- Born: May 6, 1829 Havana, Cuba
- Died: September 7, 1885 (aged 56) New Orleans, Louisiana
- Occupations: journalist, soldier, lawyer, and more
- Spouse: Eliza Quintero
- Children: Lamar Quintero, John Marshall Quintero
- Parent(s): Antonio Quintero, Anna Woodville

= José Agustín Quintero =

American journalist

José Agustín Quintero Woodville (May 6, 1829 – September 7, 1885) was, among other things, a journalist, diplomat, lawyer, poet, translator, and revolutionary.

==Early life==
Born in Havana to a Cuban tobacco planter named Antonio Quintero and an English woman named Anna Woodville, he studied at Colegio de San Cristóbal and reportedly at Harvard University at age 12, though no record of him there survives. Quintero was a friend of Henry Wadsworth Longfellow and translated his work and that of other poets such as Tennyson. He graduated from law school in Havana and became a journalist writing for Cuban patriot revolution. He was arrested by the Spanish three times for his writings and escaped from Cuba after being condemned to death.

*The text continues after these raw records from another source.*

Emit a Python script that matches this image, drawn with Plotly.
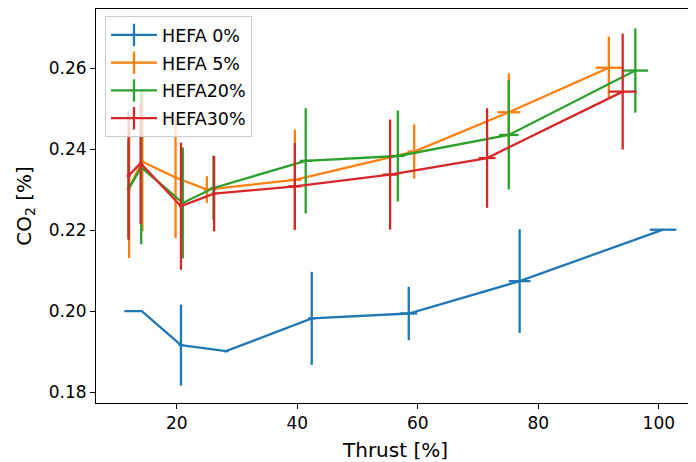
import plotly.graph_objects as go

# Thrust [%], CO2 [%] and error bars read off the reference
thrust_0 = [11.3, 14.2, 20.7, 28.2, 42.4, 58.5, 76.9, 100.7]
co2_0 = [0.2000, 0.2000, 0.1916, 0.1901, 0.1982, 0.1994, 0.2074, 0.2201]
yerr_0 = [0, 0, 0.0100, 0, 0.0115, 0.0066, 0.0128, 0]
xerr_0 = [0, 0, 0.4, 0.4, 0.6, 1.4, 1.8, 2.2]

thrust_5 = [12.1, 14.3, 19.8, 25.0, 39.6, 59.4, 75.1, 91.7]
co2_5 = [0.2306, 0.2369, 0.2330, 0.2300, 0.2324, 0.2394, 0.2491, 0.2601]
yerr_5 = [0.0175, 0.0172, 0.0150, 0.0033, 0.0124, 0.0067, 0.0096, 0.0077]
xerr_5 = [0.3, 0.3, 0.3, 0.5, 1.0, 1.1, 1.9, 2.2]

thrust_20 = [12.0, 14.1, 21.0, 26.1, 41.4, 56.7, 75.1, 96.1]
co2_20 = [0.2301, 0.2355, 0.2267, 0.2304, 0.2371, 0.2383, 0.2435, 0.2594]
yerr_20 = [0.0120, 0.0190, 0.0137, 0.0080, 0.0130, 0.0112, 0.0135, 0.0104]
xerr_20 = [0.3, 0.3, 0.3, 0.5, 1.0, 1.1, 1.6, 2.1]

thrust_30 = [12.0, 14.0, 20.7, 26.2, 39.6, 55.4, 71.5, 94.0]
co2_30 = [0.2334, 0.2365, 0.2259, 0.2290, 0.2308, 0.2337, 0.2378, 0.2542]
yerr_30 = [0.0158, 0.0150, 0.0157, 0.0093, 0.0107, 0.0136, 0.0123, 0.0143]
xerr_30 = [0.3, 0.3, 0.3, 0.4, 1.1, 1.2, 1.4, 2.3]

series = [
    ('HEFA 0%', thrust_0, co2_0, xerr_0, yerr_0, '#1f77b4'),
    ('HEFA 5%', thrust_5, co2_5, xerr_5, yerr_5, '#ff7f0e'),
    ('HEFA20%', thrust_20, co2_20, xerr_20, yerr_20, '#2ca02c'),
    ('HEFA30%', thrust_30, co2_30, xerr_30, yerr_30, '#d62728'),
]

fig = go.Figure()

for name, x, y, xe, ye, c in series:
    fig.add_trace(go.Scatter(
        x=x, y=y, mode='lines', name=name, showlegend=False,
        line=dict(color=c, width=2.3),
        error_y=dict(type='data', array=ye, color=c, thickness=2.3, width=0),
        error_x=dict(type='data', array=xe, color=c, thickness=2.3, width=0),
    ))

# legend-only entries, so the key shows the errorbar cross like matplotlib
for i, (name, x, y, xe, ye, c) in enumerate(series):
    fig.add_trace(go.Scatter(
        x=[None], y=[None], mode='lines+markers', name=name,
        legendgroup=str(i),
        line=dict(color=c, width=2.3),
        marker=dict(symbol='line-ns-open', size=16, color=c,
                    line=dict(color=c, width=2.3)),
    ))

axis_style = dict(
    showline=True, mirror=True, linecolor='black', linewidth=1,
    ticks='outside', ticklen=5, tickcolor='black', tickwidth=1,
    showgrid=False, zeroline=False, automargin=False,
)

# the page body adds an 8px margin, so the figure is a bit smaller than the window
fig.update_layout(
    width=688, height=455,
    margin=dict(l=88, r=1, t=1, b=60),
    paper_bgcolor='white', plot_bgcolor='white',
    font=dict(family='DejaVu Sans', size=17, color='black'),
    legend=dict(
        x=0.015, y=0.982, xanchor='left', yanchor='top',
        bgcolor='rgba(255,255,255,0.8)', bordercolor='#cccccc', borderwidth=1,
        tracegroupgap=2, itemwidth=46, traceorder='grouped',
        font=dict(size=17.5),
    ),
    xaxis=dict(range=[6.6, 106.0], tickvals=[20, 40, 60, 80, 100],
               title=dict(text='Thrust [%]', standoff=10), **axis_style),
    yaxis=dict(range=[0.1773, 0.2746], tickvals=[0.18, 0.20, 0.22, 0.24, 0.26],
               tickformat='.2f',
               title=dict(text='CO<sub>2</sub> [%]', standoff=11), **axis_style),
)

fig.write_html("out.html")
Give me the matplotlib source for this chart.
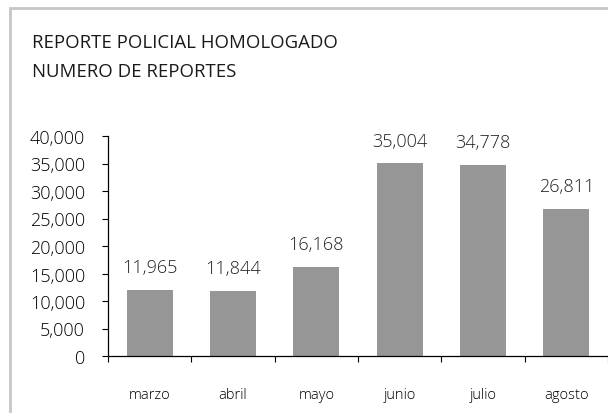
import matplotlib
matplotlib.use("Agg")
import matplotlib.pyplot as plt
from matplotlib.patches import Rectangle
from matplotlib.ticker import FuncFormatter, FixedLocator

months = ['marzo', 'abril', 'mayo', 'junio', 'julio', 'agosto']
reports = [11965, 11844, 16168, 35004, 34778, 26811]
title_lines = ['REPORTE POLICIAL HOMOLOGADO', 'NUMERO DE REPORTES']

plt.rcParams['font.family'] = ['Open Sans', 'DejaVu Sans']
plt.rcParams['font.weight'] = 'light'

fig = plt.figure(figsize=(6.08, 4.14), dpi=100)
fig.patch.set_facecolor('white')

# grey frame around the chart area (runs off the right and bottom edges)
fig.patches.append(Rectangle((10 / 608, -0.1), 1.2, 1 - 9 / 414 + 0.1,
                             transform=fig.transFigure, fill=False,
                             edgecolor='#c6c6c6', linewidth=2))

for i, line in enumerate(title_lines):
    fig.text(32 / 608, 1 - (43 + 29 * i) / 414, line, fontsize=13.4,
             fontweight='normal', va='center', color='#1a1a1a')

ax = fig.add_axes([108 / 608, 1 - 357 / 414, 1 - 108 / 608, 220 / 414])
x = list(range(len(months)))
bars = ax.bar(x, reports, width=0.55, color='#969696')

ax.set_xlim(-0.5, len(months) - 0.5)
ax.set_ylim(0, 40000)
ax.set_yticks(range(0, 40001, 5000))
ax.yaxis.set_major_formatter(FuncFormatter(lambda v, p: f'{int(v):,}'))
ax.tick_params(axis='y', direction='out', length=4.5, width=0.8, labelsize=13, pad=12)

ax.set_xticks(x)
ax.set_xticklabels(months, fontsize=10.5)
ax.tick_params(axis='x', which='major', length=0, pad=22)
ax.xaxis.set_minor_locator(FixedLocator([i + 0.5 for i in range(-1, len(months))]))
ax.tick_params(axis='x', which='minor', direction='out', length=4.5, width=0.8)

for s in ['top', 'right']:
    ax.spines[s].set_visible(False)
for s in ['left', 'bottom']:
    ax.spines[s].set_linewidth(0.9)

for b, v in zip(bars, reports):
    ax.annotate(f'{v:,}', (b.get_x() + b.get_width() / 2, v),
                xytext=(0, 10), textcoords='offset points',
                ha='center', va='bottom', fontsize=13, color='#222222')

fig.savefig('out.png', dpi=100)
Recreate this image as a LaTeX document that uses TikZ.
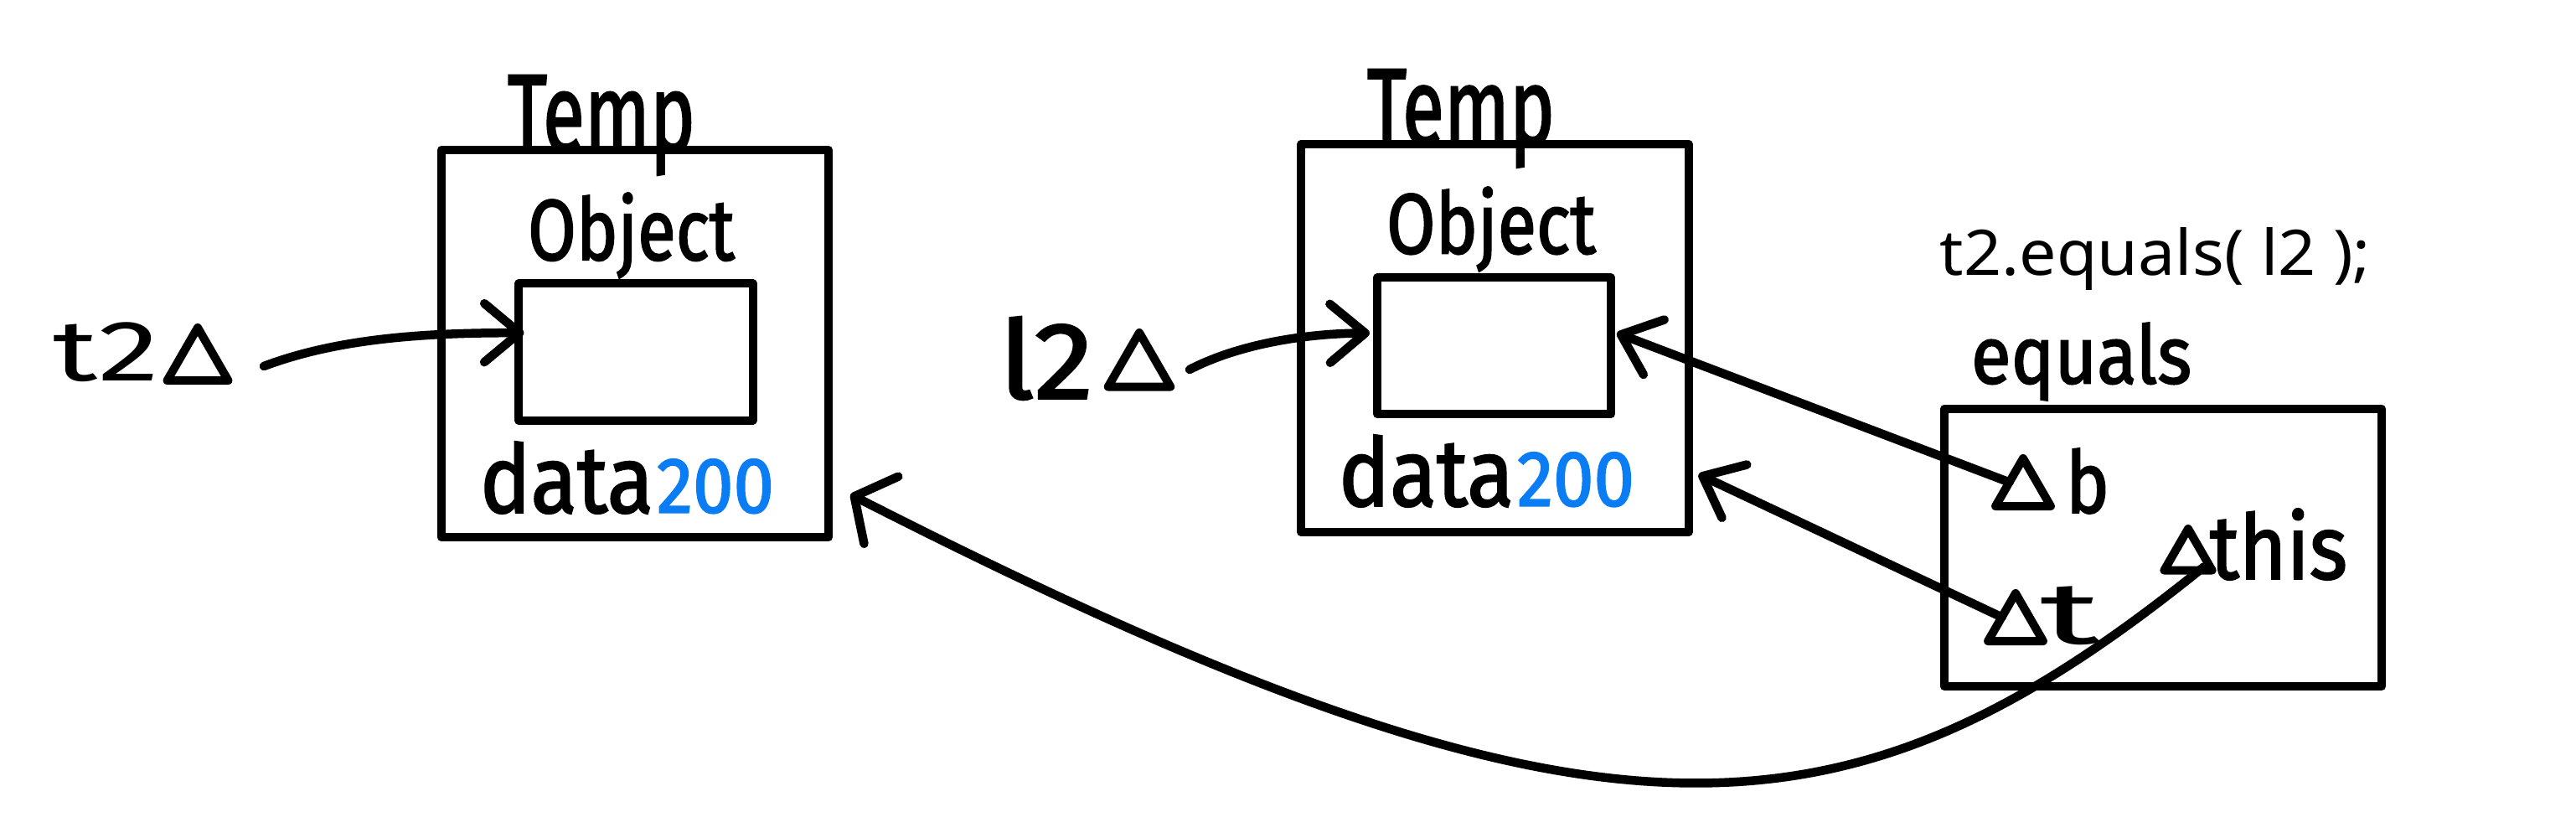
\documentclass[tikz,border=0pt]{standalone}
\usepackage{fontspec}
\usepackage{graphicx}
\usetikzlibrary{arrows.meta,shapes.geometric,calc}
\newfontfamily\handfont{Fira Sans}
\newfontfamily\handfontm[FakeBold=2]{Fira Sans}
\newfontfamily\codefont{Noto Sans}
\definecolor{numblue}{RGB}{10,125,245}
\newdimen\PX \PX=0.01cm
\newcommand\hw[3]{\resizebox*{#1\PX}{#2\PX}{\handfont #3}}
\newcommand\hb[3]{\resizebox*{#1\PX}{#2\PX}{\handfontm #3}}
\begin{document}
\begin{tikzpicture}[x=0.01cm,y=-0.01cm,
  box/.style={draw, line width=0.1cm, line join=round, inner sep=0pt, outer sep=0pt},
  hand/.style={inner sep=0pt, outer sep=0pt},
  tri/.style={draw, shape=regular polygon, regular polygon sides=3, line width=0.1cm, line join=round, inner sep=0pt, outer sep=0pt, minimum size=#1},
  arr/.style={line width=0.105cm, line cap=round, -{Straight Barb[length=0.42cm,width=0.7cm,round]}},
  arrw/.style={line width=0.105cm, line cap=round, -{Straight Barb[length=0.36cm,width=0.9cm,round]}}]
\fill[white] (0,0) rectangle (3075,1000);
\useasboundingbox (0,0) rectangle (3075,1000);
% boxes
\node[box, minimum width=4.62cm, minimum height=4.62cm] (box1) at (758,410) {};
\node[box, minimum width=2.79cm, minimum height=1.635cm] (in1) at (759,420) {};
\node[box, minimum width=4.62cm, minimum height=4.63cm] (box2) at (1784.5,403.5) {};
\node[box, minimum width=2.79cm, minimum height=1.625cm] (in2) at (1783.5,412.75) {};
\node[box, minimum width=5.22cm, minimum height=3.31cm] (eqbox) at (2582,653.5) {};
% labels first object
\node[hand] (temp1) at (718,149.5) {\hb{224}{119}{Temp}};
\node[hand] (obj1) at (753.5,281) {\hb{247}{102}{Object}};
\node[hand] (data1) at (748.5,570) {\hb{207}{86}{data}\kern4\PX\textcolor{numblue}{\hb{140}{65}{200}}};
\node[hand] (t2) at (127,420.5) {\hw{126}{71}{t2}};
\node[tri=0.84cm] (t2tri) at (236,433) {};
% labels second object
\node[hand] (temp2) at (1744,141.5) {\hb{224}{117}{Temp}};
\node[hand] (obj2) at (1780,273.5) {\hb{250}{101}{Object}};
\node[hand] (data2) at (1774.5,562) {\hb{209}{86}{data}\kern4\PX\textcolor{numblue}{\hb{140}{65}{200}}};
\node[hand] (l2) at (1249,427.5) {\hb{112}{99}{l2}};
\node[tri=0.86cm] (l2tri) at (1360,440) {};
% equals frame
\node[hand] (call) at (2573,308.5) {\resizebox*{514\PX}{75\PX}{\codefont t2.equals( l2 );}};
\node[hand] (eqlab) at (2484.5,431.5) {\hb{263}{93}{equals}};
\node[tri=0.76cm] (btri) at (2415,585) {};
\node[hand] (blab) at (2492,574) {\hb{52}{78}{b}};
\node[tri=0.76cm] (ttri) at (2406,746) {};
\node[hand] (tlab) at (2471,735) {\hw{72}{70}{t}};
\node[tri=0.66cm] (thistri) at (2612,664) {};
\node[hand] (thislab) at (2720,649.5) {\hb{164}{85}{this}};
% connectors
\coordinate (t2s) at (315,437);
\coordinate (l2s) at (1420,441);
\draw[arr] (t2s) .. controls (400,405) and (500,397) .. ($(in1.north west)+(6,59)$);
\draw[arr] (l2s) .. controls (1480,410) and (1560,398) .. ($(in2.north west)+(-9,66)$);
\draw[arr] (btri.side 1) -- ($(in2.north east)+(7,66)$);
\draw[arr] (ttri.side 1) -- ($(box2.east)+(12,162.5)$);
\draw[arrw] ($(thistri.corner 3)+(-10,-4)$) .. controls (2202,1023) and (1906,1044) .. ($(box1.east)+(26,180)$);
\end{tikzpicture}
\end{document}
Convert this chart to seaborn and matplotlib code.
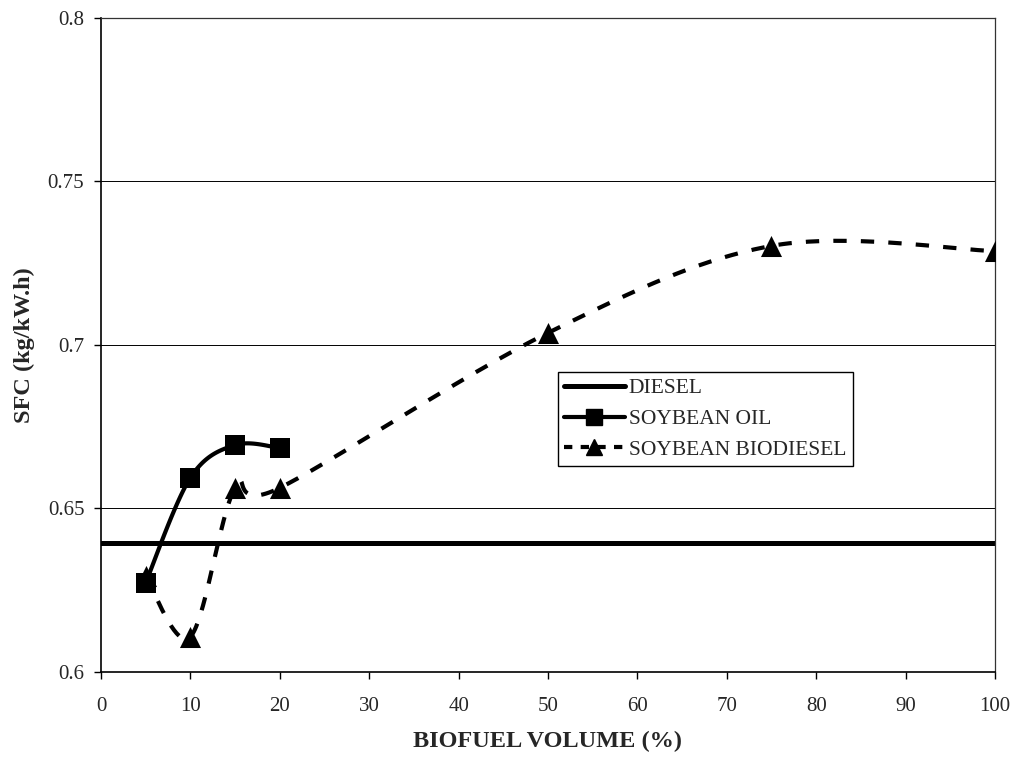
import numpy as np
import pandas as pd
import matplotlib
matplotlib.use("Agg")
import matplotlib.pyplot as plt
import seaborn as sns
from matplotlib.lines import Line2D

# Values read from the chart
diesel_sfc = 0.6395
oil_volume = [5, 10, 15, 20]
oil_sfc = [0.6273, 0.6594, 0.6694, 0.6685]
bio_volume = [5, 10, 15, 20, 50, 75, 100]
bio_sfc = [0.6292, 0.6108, 0.6563, 0.6563, 0.7037, 0.7303, 0.7287]

XMIN, XMAX = 0, 100
YMIN, YMAX = 0.6, 0.8
AX_W, AX_H = 893, 654  # axes size in pixels, used for Excel-like smoothing


def smooth(xs, ys, n=40):
    """Catmull-Rom curve through the points, computed in screen space."""
    px = (np.asarray(xs, float) - XMIN) / (XMAX - XMIN) * AX_W
    py = (np.asarray(ys, float) - YMIN) / (YMAX - YMIN) * AX_H
    pts = np.column_stack([px, py])
    pts = np.vstack([pts[0], pts, pts[-1]])
    out = []
    for i in range(1, len(pts) - 2):
        p0, p1, p2, p3 = pts[i - 1], pts[i], pts[i + 1], pts[i + 2]
        c1 = p1 + (p2 - p0) / 6
        c2 = p2 - (p3 - p1) / 6
        t = np.linspace(0, 1, n)[:, None]
        seg = ((1 - t) ** 3) * p1 + 3 * ((1 - t) ** 2) * t * c1 + 3 * (1 - t) * t ** 2 * c2 + t ** 3 * p2
        out.append(seg if i == 1 else seg[1:])
    out = np.vstack(out)
    return (out[:, 0] / AX_W * (XMAX - XMIN) + XMIN,
            out[:, 1] / AX_H * (YMAX - YMIN) + YMIN)


sns.set_style("white")
plt.rcParams['font.family'] = ['Liberation Serif', 'DejaVu Serif']

fig = plt.figure(figsize=(10.16, 7.58), dpi=100)
ax = fig.add_axes([0.0994, 0.1135, 0.8799, 0.8628])

for y in [0.65, 0.7, 0.75]:
    ax.axhline(y, color='black', lw=0.7, zorder=1)

# diesel reference line
ax.axhline(diesel_sfc, color='black', lw=3.6, zorder=2)

sx, sy = smooth(oil_volume, oil_sfc)
sns.lineplot(x=sx, y=sy, ax=ax, color='black', lw=3.0, sort=False, estimator=None, zorder=3)
sns.scatterplot(x=oil_volume, y=oil_sfc, ax=ax, marker='s', s=190, color='black',
                edgecolor='black', linewidth=0, zorder=4)

bx, by = smooth(bio_volume, bio_sfc)
df_bio = pd.DataFrame({'x': bx, 'y': by})
sns.lineplot(data=df_bio, x='x', y='y', ax=ax, color='black', lw=3.0, sort=False,
             estimator=None, zorder=3, dashes=False, linestyle=(0, (3.2, 3.4)))
sns.scatterplot(x=bio_volume, y=bio_sfc, ax=ax, marker='^', s=230, color='black',
                edgecolor='black', linewidth=0, zorder=4)

ax.set_xlim(XMIN, XMAX)
ax.set_ylim(YMIN, YMAX)
ax.set_xticks(range(0, 101, 10))
ax.set_yticks([0.6, 0.65, 0.7, 0.75, 0.8])
ax.set_yticklabels(['0.6', '0.65', '0.7', '0.75', '0.8'])
ax.tick_params(axis='both', direction='out', length=5, width=1, color='black',
               labelsize=15, left=True, bottom=True)
ax.tick_params(axis='x', pad=13)
ax.tick_params(axis='y', pad=7)
for side in ['left', 'bottom']:
    ax.spines[side].set_color('black')
    ax.spines[side].set_linewidth(1.2)
for side in ['top', 'right']:
    ax.spines[side].set_color('#333333')
    ax.spines[side].set_linewidth(0.9)

ax.set_xlabel('BIOFUEL VOLUME (%)', fontsize=17.5, fontweight='bold', labelpad=11)
ax.set_ylabel('SFC (kg/kW.h)', fontsize=17.5, fontweight='bold', labelpad=9)

handles = [
    Line2D([], [], color='black', lw=3.6),
    Line2D([], [], color='black', lw=3.0, marker='s', markersize=11),
    Line2D([], [], color='black', lw=3.0, marker='^', markersize=11, linestyle=(0, (2, 2))),
]
leg = ax.legend(handles, ['DIESEL', 'SOYBEAN OIL', 'SOYBEAN BIODIESEL'],
                loc='upper left', bbox_to_anchor=(0.511, 0.459), fontsize=15.5,
                frameon=True, fancybox=False, framealpha=1, handlelength=2.8,
                handletextpad=0.2, borderpad=0.3, labelspacing=0.5,
                borderaxespad=0)
leg.get_frame().set_edgecolor('black')
leg.get_frame().set_linewidth(1.0)

fig.savefig('out.png', dpi=100)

==Move to the United States==
In the 1850s he ran Democratic papers in the American South, and at the beginning of the American Civil War he took the side of the South. He enlisted in the Quitman Rifles guard of Austin, Texas and met Jefferson Davis in Richmond, Virginia, who sent him to Mexico as a spy for the South. Quintero had a large role in opening up trade at Matamoros and helped smuggle Southern cotton to Europe for materiel.

At the end of the Civil War, Quintero established himself in New Orleans, married, started a family, practiced law, and joined the New Orleans Picayune, for which he was an editor. He became the American Consul for Belgium and Costa Rica. By the time of his death on September 7, 1885, "in New Orleans no man was more widely known".